Managing high input costs in 2022

Farmer deals with sticker shock on crop inputs

Logistical challenges and other factors have driven prices for agricultural inputs to unusually high levels and have even put availability into question. David Poppens, a former American Soybean Association director from South Dakota has naturally followed the trajectory of one of his most used inputs.

“Fertilizer was rising up through the summer into fall, and then it just kind of kept going straight up, almost, into the winter here,” said Poppens. “We were looking at fertilizer costs of two to three times what they were in 2020 when we were pricing products out, so [with] that huge increase in fertilizer costs, if we would go full rate on some of these products, we’d be almost $100 an acre higher just in the fertilizer costs.”

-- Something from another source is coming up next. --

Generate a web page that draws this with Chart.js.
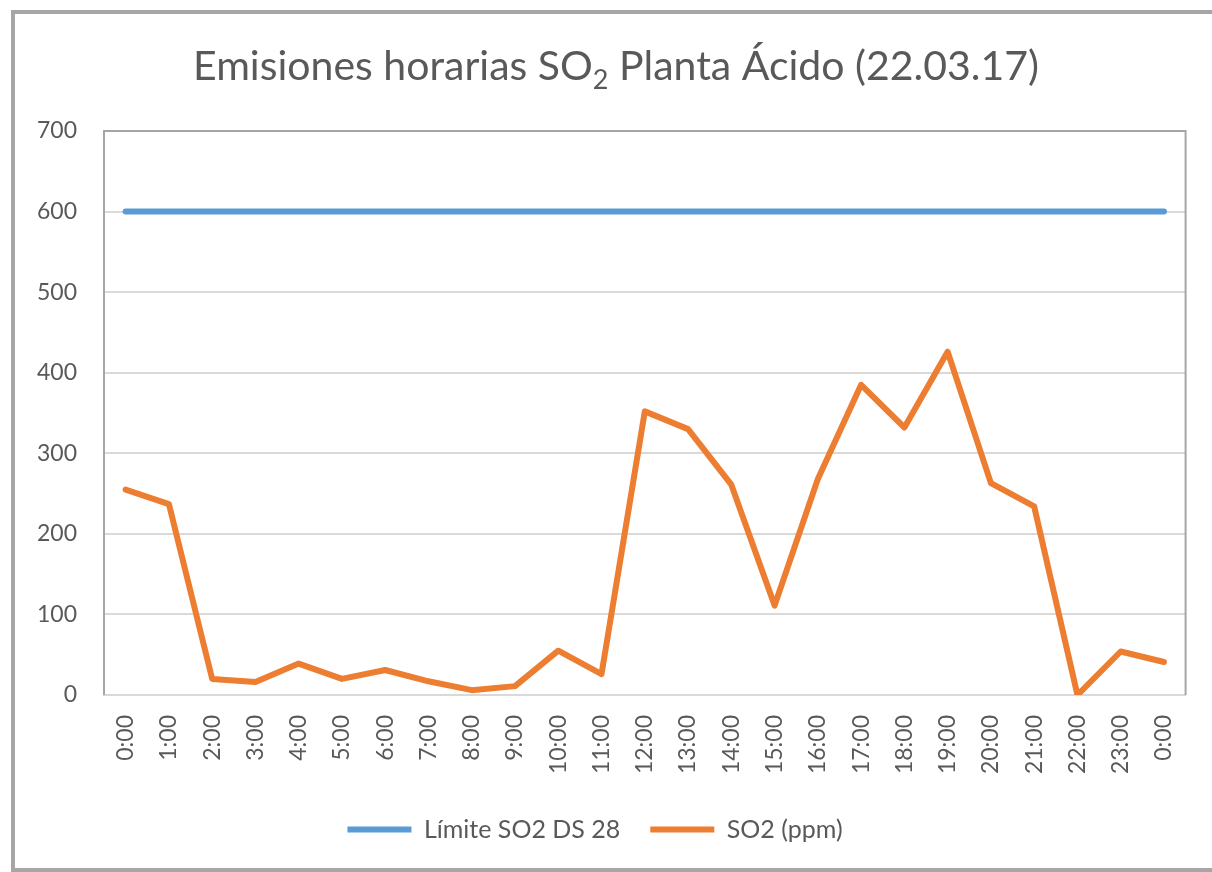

While there are logistical challenges that put in question whether inputs will be available as needed, there are some inputs for which Poppens will not leave delivery to chance.

“Well, most of the products, I think, the ones that we’ve checked with, [retailers] have, they can guarantee us pretty the products that they have on-site, so we’re not worried about that so much,” said Poppens. “Some of the chemicals and other micronutrients and things like that, we’ve ordered them; once they show up, we’re going to bring them to our site, and then we’ll put them in storage at our own place just to make sure that we do have them…when we need them.”

Poppens and family members he farms with at Lennox, in the southeastern corner of South Dakota, constantly run cash flow analysis and incorporate higher input costs into that equation. But even pricing next fall’s corn at $5 per bushel, they’ll never escape questions of profitability.

“If the yields do well, we’ll make some money at it,” he said. “The concern is always that the price could go down and our yields won’t be as high as we were hoping they would be. Those are the risks that we always have with farming, but we’re always optimistic that if we can get a decent crop and get a decent price, we’ll make some money and we’ll be able to do it again another year.”

Contributing to the Poppens’ profitability is their soybean crop. With the U.S. planting season approaching, David Poppens takes a keen interest in how the weather has affected the crop now nearing maturity in South America. “And so it’ll be interesting what their actual yields end up [being] when they’re going into harvest coming up here soon, and that’s going to help the market if they don’t have near the crop that they were expecting,” he said. “It looks pretty promising that the soybean prices will remain strong throughout this year.”